Error Handling and Reconnection Logic: Implement robust error handling and automatic reconnection logic for WebSockets to provide a seamless user experience.

5. Monitoring and Alerting:

Real-time Metrics: Monitor key metrics like active connections, message throughput, latency, CPU usage, memory consumption, and error rates.
Alerting: Set up alerts for anomalies or threshold breaches to proactively address performance issues.
Distributed Tracing: Use tools like OpenTelemetry or Jaeger to trace requests across your microservices to identify bottlenecks.

IV. Specific Real-Time Feature Implementations

Chat:

User Presence: Use Redis or an in-memory store to track user online/offline status.
Typing Indicators: Send lightweight WebSocket messages for typing events, debouncing them on the client.
Read Receipts: Store read status in the database and push updates via WebSockets.
Message History: Fetch historical messages from the database when a chat window is opened.
WebRTC (for voice/video calls): Integrate WebRTC for more advanced communication features.

Notifications:

Notification Types: Categorize notifications (e.g., new message, friend request, system alert).
Push Notifications (for mobile): Integrate with APNs (Apple) or FCM (Firebase) for native mobile push notifications when the app is in the background.
In-App Notifications: Display notifications directly within the application using WebSockets/SSE.
User Preferences: Allow users to customize notification preferences (e.g., sound, vibration, email).
Batching and Digest Notifications: For less critical notifications, consider batching them into a daily/weekly digest.

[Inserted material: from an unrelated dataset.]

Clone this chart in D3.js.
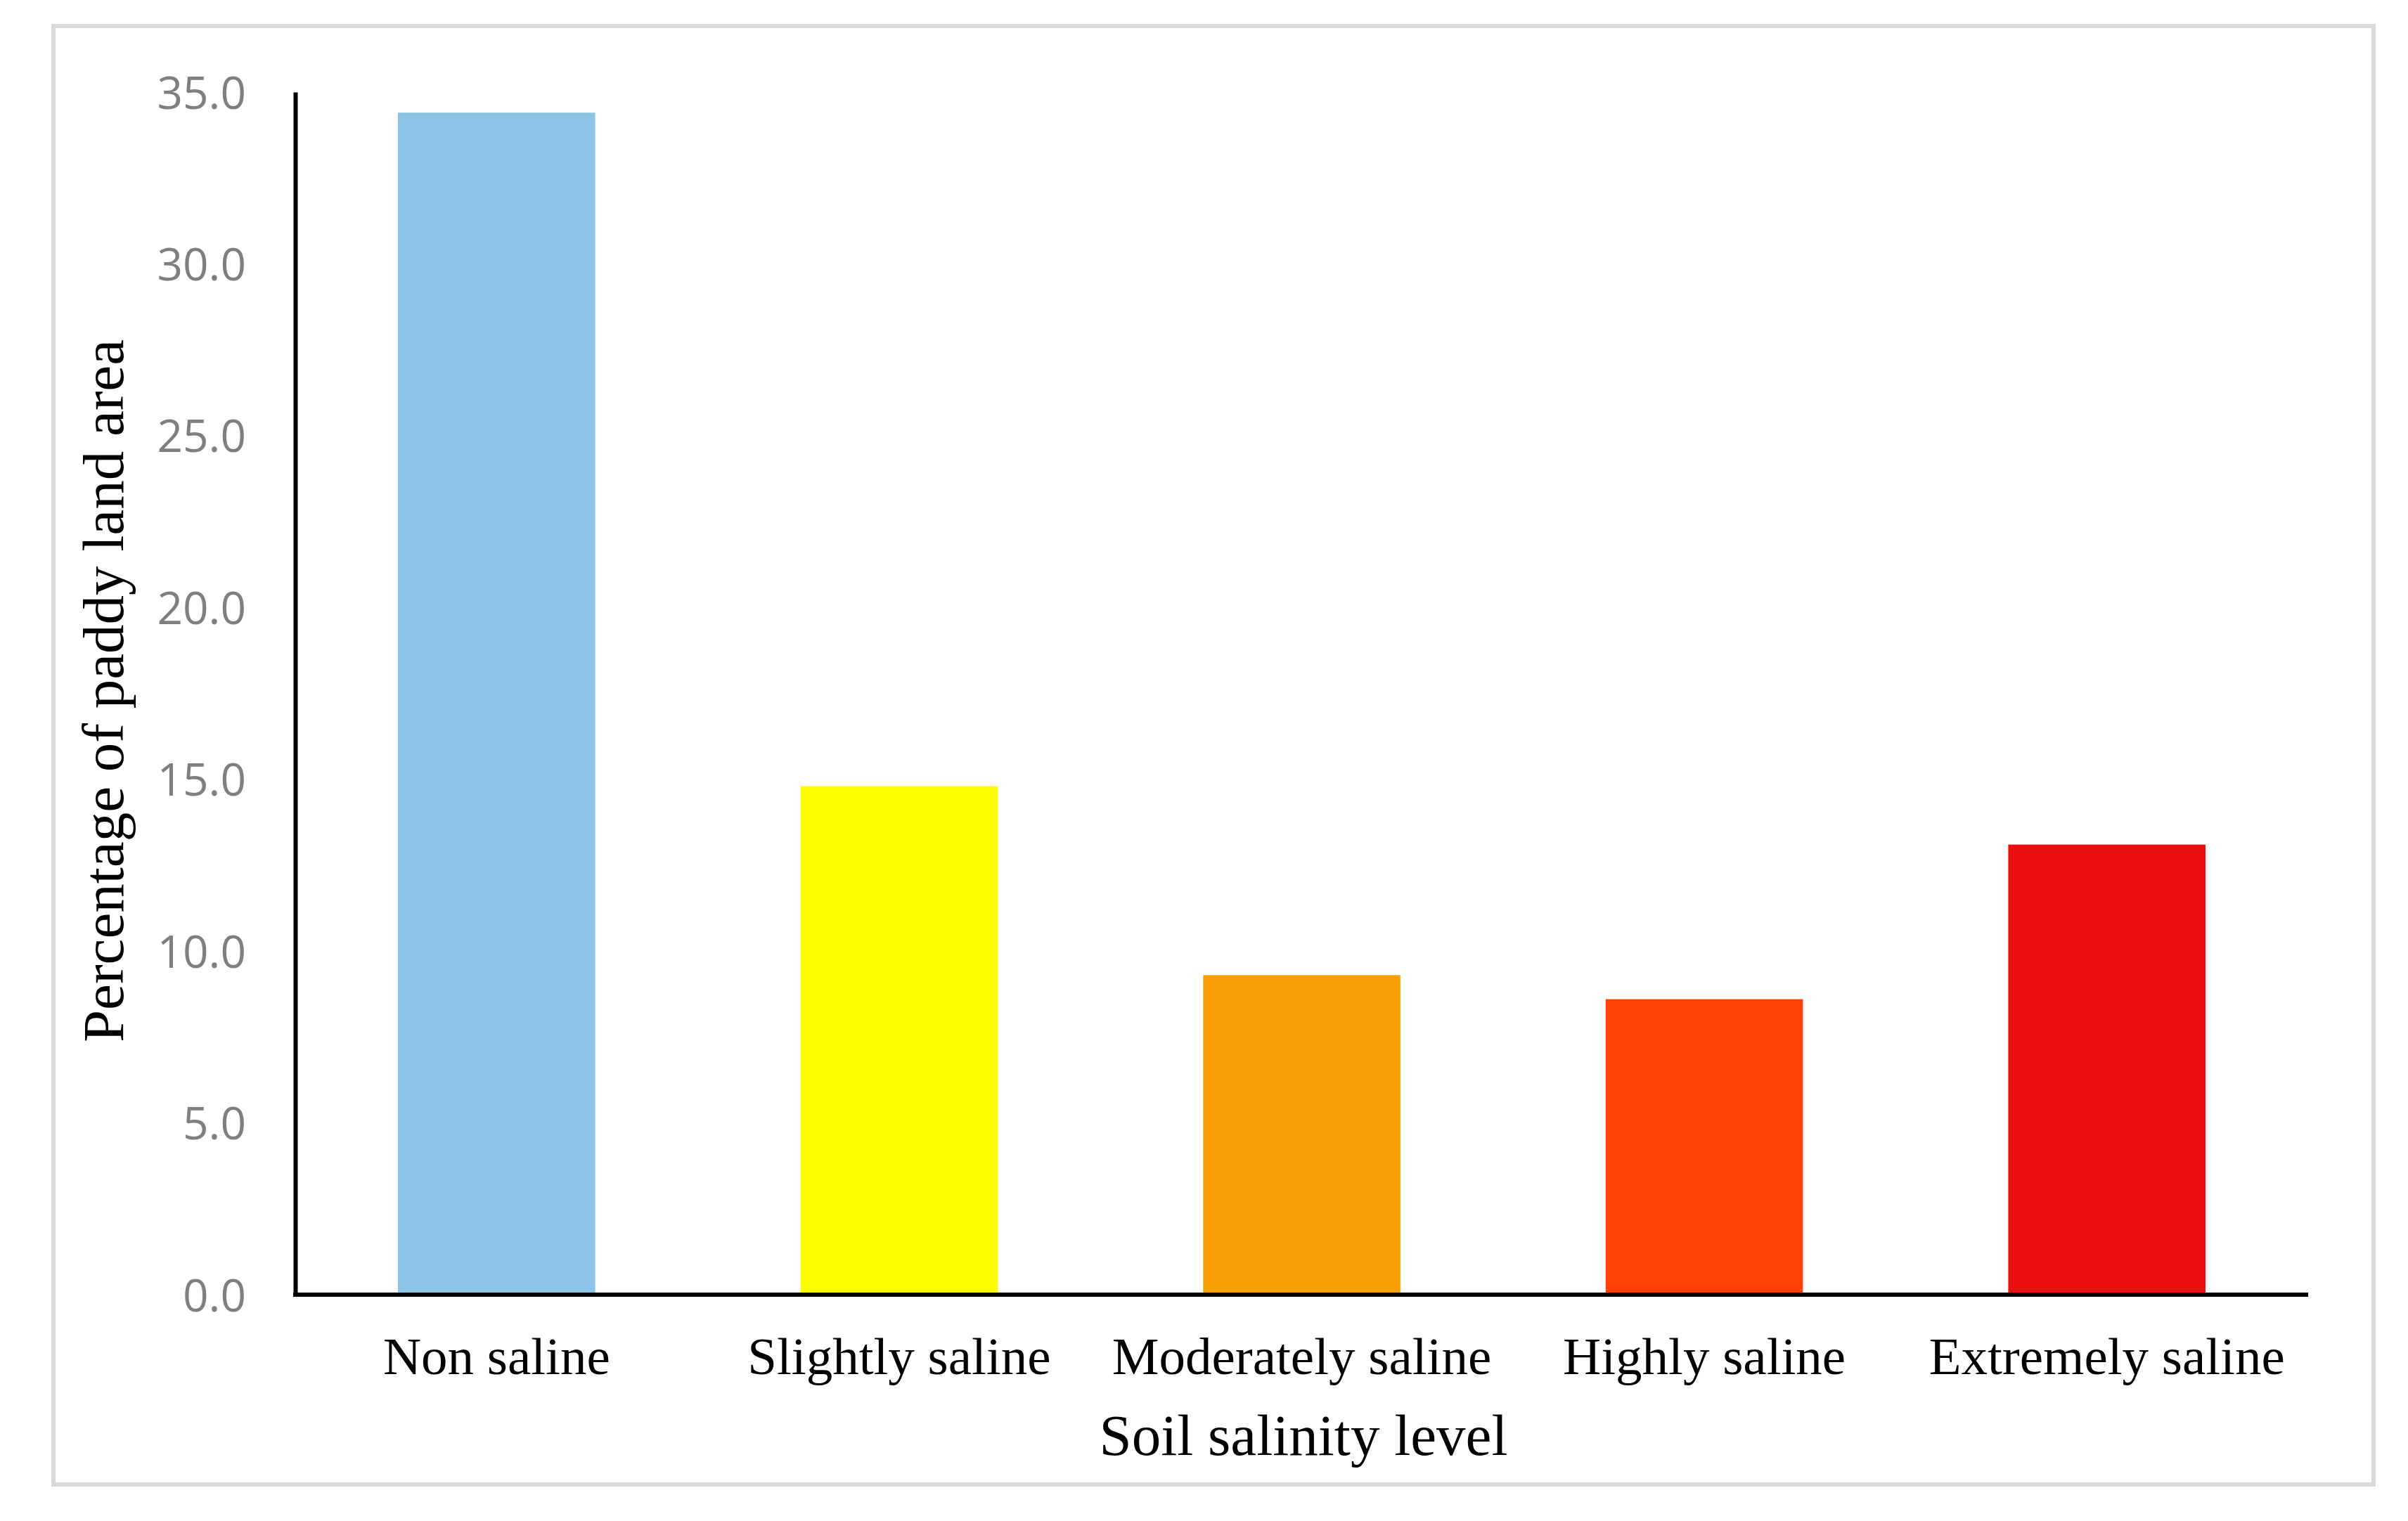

V. Testing and Continuous Improvement

Load Testing: Simulate high user loads to identify bottlenecks and test scalability.
Stress Testing: Push your system beyond its normal operating limits to understand its breaking point.
End-to-End Testing: Ensure the entire real-time flow works correctly from client to server and back.
A/B Testing: Experiment with different optimization strategies to see what works best for your specific use case.
Regular Code Reviews and Profiling: Continuously review code for potential performance issues and use profiling tools to identify hot spots.